The organizers of [the exhibit] . . . suggest that Soutine’s morbidity was developed in response to the violence he encountered as a child and young adult. . . . As the exhibition’s opening wall text recalls, thousands of Russian Jews were killed during sporadic pogroms that took place throughout Soutine’s childhood. The tenth of eleven children, he also faced an abusive father and an at-times repressive Jewish community that frowned upon his compulsive doodling. One story has young Chaim being beaten to within an inch of his life for drawing a portrait of an old man—strictly forbidden in a religious culture that [supposedly prohibited] visual representation of the human figure.

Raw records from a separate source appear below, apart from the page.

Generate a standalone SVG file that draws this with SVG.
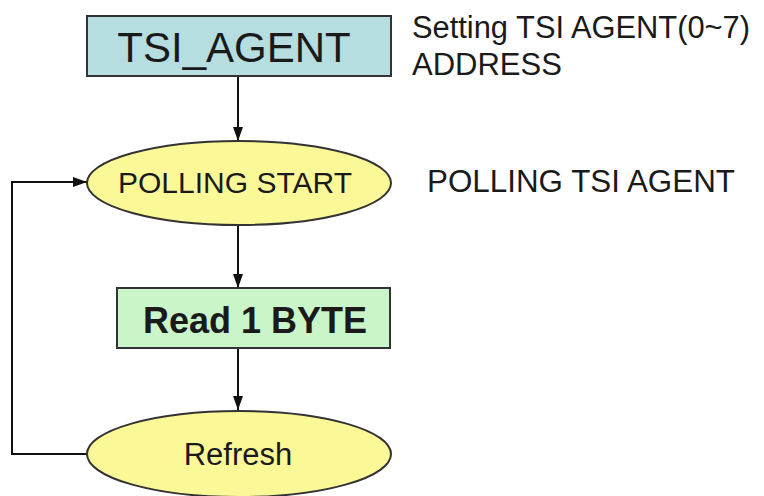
<svg xmlns="http://www.w3.org/2000/svg" width="764" height="496" viewBox="0 0 764 496">
<style>
.box{stroke:#333;stroke-width:2}
.ell{fill:#fbf898;stroke:#333;stroke-width:2}
.t{font-family:"Liberation Sans",Arial,sans-serif;fill:#1a1a1a}
.c{stroke:#111;stroke-width:2;fill:none}
</style>
<defs>
<marker id="ah" viewBox="0 0 14 10" refX="14" refY="5" markerWidth="14" markerHeight="10" markerUnits="userSpaceOnUse" orient="auto">
<path d="M0,0 L14,5 L0,10 z" fill="#111"/>
</marker>
</defs>
<rect width="764" height="496" fill="#fff"/>
<g id="connectors">
<line class="c" x1="238" y1="76" x2="238" y2="141" marker-end="url(#ah)"/>
<line class="c" x1="238" y1="225" x2="238" y2="288" marker-end="url(#ah)"/>
<line class="c" x1="238" y1="348" x2="238" y2="410" marker-end="url(#ah)"/>
<polyline class="c" points="87,454 12,454 12,182 87,182" marker-end="url(#ah)"/>
</g>
<g id="tsi_agent">
<rect class="box" x="87" y="16" width="304" height="60" fill="#b6dde0"/>
<text class="t" x="234" y="62" font-size="42" text-anchor="middle">TSI_AGENT</text>
</g>
<g id="polling_start">
<ellipse class="ell" cx="239" cy="183" rx="152" ry="42"/>
<text class="t" x="235" y="193" font-size="30" text-anchor="middle">POLLING START</text>
</g>
<g id="read_byte">
<rect class="box" x="117" y="288" width="273" height="60" fill="#c9f5c9"/>
<text class="t" x="255" y="333" font-size="36" font-weight="bold" text-anchor="middle">Read 1 BYTE</text>
</g>
<g id="refresh">
<ellipse class="ell" cx="239" cy="454" rx="152" ry="43"/>
<text class="t" x="238" y="465" font-size="31" text-anchor="middle">Refresh</text>
</g>
<g id="notes">
<text class="t" x="412" y="38" font-size="31" textLength="338" lengthAdjust="spacingAndGlyphs">Setting TSI AGENT(0~7)</text>
<text class="t" x="412" y="75" font-size="31">ADDRESS</text>
<text class="t" x="427" y="192" font-size="31" textLength="308" lengthAdjust="spacingAndGlyphs">POLLING TSI AGENT</text>
</g>
</svg>
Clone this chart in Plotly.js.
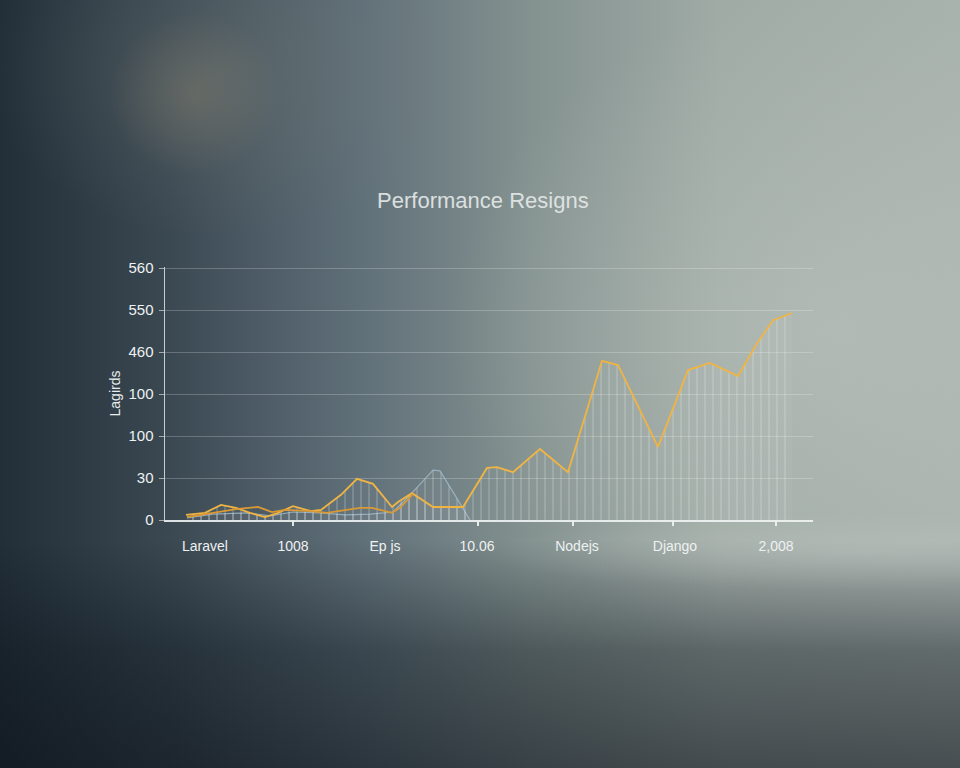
<!DOCTYPE html>
<html>
<head>
<meta charset="utf-8">
<script src="https://cdn.plot.ly/plotly-3.0.1.min.js"></script>
<style>
html, body { margin: 0; padding: 0; }
body {
  width: 960px; height: 768px; overflow: hidden;
  background:
    radial-gradient(ellipse 85px 80px at 195px 95px, rgba(128,124,108,0.45), rgba(128,124,108,0) 100%),
    radial-gradient(ellipse 230px 170px at 220px 70px, rgba(120,124,118,0.32), rgba(120,124,118,0) 100%),
    radial-gradient(ellipse 380px 38px at 860px 552px, rgba(195,202,198,0.32), rgba(195,202,198,0) 100%),
    linear-gradient(to bottom, rgba(12,20,28,0) 0px, rgba(12,20,28,0) 540px, rgba(12,20,28,0.45) 650px, rgba(10,16,24,0.62) 768px),
    radial-gradient(ellipse 380px 330px at 830px 330px, rgba(190,198,192,0.5), rgba(190,198,192,0) 100%),
    linear-gradient(to right, #222e38 0%, #3b4953 18%, #61717a 38%, #83918f 55%, #a0aba6 75%, #a9b3ae 100%);
}
#chart { width: 960px; height: 768px; }
</style>
</head>
<body>
<div id="chart"></div>
<script>
// Category tick labels along the x axis (positions in axis units 0-100)
const xLabelPos = [6.17, 19.75, 33.95, 48.15, 63.58, 78.7, 94.29];
const xLabels = ["Laravel", "1008", "Ep js", "10.06", "Nodejs", "Django", "2,008"];
const xTickMarks = [19.75, 48.3, 62.96, 78.4, 94.3];

// Y tick labels as printed on the chart (one per gridline step)
const yTickPos = [0, 1, 2, 3, 4, 5, 6];
const yTickText = ["0", "30", "100", "100", "460", "550", "560"];

// Main (bright orange) series
const mainX = [3.24, 6.17, 8.64, 10.96, 13.12, 15.43, 17.44, 19.75, 22.53, 24.07, 27.16, 29.63, 32.10, 35.03, 35.96, 38.12, 41.36, 45.99, 49.69, 51.23, 53.70, 57.87, 62.19, 67.44, 69.91, 76.08, 80.71, 84.10, 88.43, 91.36, 93.83, 96.76];
const mainY = [0.12, 0.17, 0.36, 0.29, 0.17, 0.07, 0.17, 0.33, 0.21, 0.24, 0.60, 0.98, 0.86, 0.31, 0.43, 0.64, 0.31, 0.31, 1.24, 1.26, 1.14, 1.69, 1.14, 3.79, 3.69, 1.74, 3.57, 3.74, 3.43, 4.21, 4.76, 4.93];

// Secondary (darker orange) series
const secX = [3.40, 6.17, 10.96, 14.35, 16.51, 18.52, 22.38, 25.0, 27.78, 30.09, 31.94, 35.03, 36.27, 38.27];
const secY = [0.07, 0.14, 0.26, 0.31, 0.19, 0.24, 0.21, 0.17, 0.24, 0.29, 0.29, 0.17, 0.29, 0.62];

// Grey-blue series
const greyX = [3.40, 7.41, 12.65, 16.2, 19.75, 23.92, 27.78, 31.64, 35.19, 38.27, 41.36, 42.44, 44.44, 47.07];
const greyY = [0.05, 0.14, 0.17, 0.10, 0.19, 0.17, 0.12, 0.14, 0.19, 0.67, 1.19, 1.17, 0.67, 0.0];

const hatch = {shape: '|', size: 8, solidity: 0.13, fgcolor: 'rgba(235,242,245,0.33)', bgcolor: 'rgba(255,255,255,0.03)'};

const traces = [
  {x: greyX, y: greyY, type: 'scatter', mode: 'lines', fill: 'tozeroy',
   fillpattern: hatch, line: {color: 'rgba(165,192,210,0.75)', width: 1.2}, hoverinfo: 'skip'},
  {x: mainX, y: mainY, type: 'scatter', mode: 'lines', fill: 'tozeroy',
   fillpattern: hatch, line: {color: '#f0b443', width: 1.8}, hoverinfo: 'skip'},
  {x: secX, y: secY, type: 'scatter', mode: 'lines', xaxis: 'x2',
   line: {color: '#d99a35', width: 1.8}, hoverinfo: 'skip'}
];

const fontFam = '"Liberation Sans", Arial, sans-serif';
const layout = {
  width: 960, height: 768,
  paper_bgcolor: 'rgba(0,0,0,0)', plot_bgcolor: 'rgba(0,0,0,0)',
  margin: {l: 165, r: 147, t: 267, b: 248},
  showlegend: false,
  font: {family: fontFam, color: '#eef1f1'},
  title: {text: 'Performance Resigns', x: 0.503, xref: 'container', xanchor: 'center',
          y: 0.739, yref: 'container', yanchor: 'middle',
          font: {family: fontFam, size: 22, color: 'rgba(228,232,232,0.92)'}},
  xaxis: {range: [0, 100], showgrid: false, zeroline: false, showline: true,
          linecolor: 'rgba(240,244,244,0.9)', linewidth: 2, ticks: '',
          tickmode: 'array', tickvals: xLabelPos, ticktext: xLabels,
          ticklabelstandoff: 12, tickfont: {size: 14, color: '#eef1f1'}},
  xaxis2: {range: [0, 100], overlaying: 'x', side: 'bottom', anchor: 'y',
           showgrid: false, zeroline: false, showline: false, showticklabels: false,
           ticks: 'outside', ticklen: 5, tickwidth: 2, tickcolor: 'rgba(240,244,244,0.9)',
           tickmode: 'array', tickvals: xTickMarks},
  yaxis: {range: [0, 6.025], showgrid: true, gridcolor: 'rgba(255,255,255,0.22)', gridwidth: 1,
          zeroline: false, showline: true, linecolor: 'rgba(235,240,240,0.8)', linewidth: 1.5,
          ticks: 'outside', ticklen: 5, tickcolor: 'rgba(235,240,240,0.6)',
          tickmode: 'array', tickvals: yTickPos, ticktext: yTickText,
          ticklabelstandoff: 2, tickfont: {size: 15, color: '#eef1f1'},
          title: {text: 'Lagirds', standoff: 4, font: {size: 14, color: '#e8ecec'}}}
};

Plotly.newPlot('chart', traces, layout, {displayModeBar: false, staticPlot: true});
</script>
</body>
</html>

But such biographical tidbits can reveal only so much about paintings whose concerns were, as it turns out, chiefly aesthetic. Dwelling too long on an artist’s upbringing leads one towards the occult hocus-pocus that is psychoanalysis. This trend has especially affected Soutine scholarship. The painter, it must be admitted, was a walking caricature of the bohemian nutcase: poor, antisocial, slovenly, destructively perfectionist. But fundamental misunderstandings of Expressionism, combined with Soutine’s eccentric personality, have caused critics to cast Chaim as a tortured soul whose paintings were shaped by—and, indeed, created because of—emotional instability.

Happily, [despite its opening statement], the Jewish Museum largely avoids this spurious approach. Wall texts present biographical anecdotes as explanatory background information for Soutine’s gruesome subject matter rather than as some sort of master key to the paintings’ ultimate meaning. Primarily, the texts address the visual and material concerns of Soutine’s art. . . .

Modern critics partial to the landscapes [Soutine painted between 1919 and 1922], which made him a posthumous hero in the 1950s world of gestural abstraction, have seen his later work as indicative of an emotional exhaustion caused by Hitler’s occupation of France and debilitating health issues. The paintings currently on view at the Jewish Museum suggest otherwise. Duds are to be expected by a painter so inclined to risk everything, and a few snuck into this exhibition, but the majority of these works bear the mark of an artist who, though cognizant of the limitations of his medium, wields powerfully its evocative possibilities. In this way, dead matter comes to life.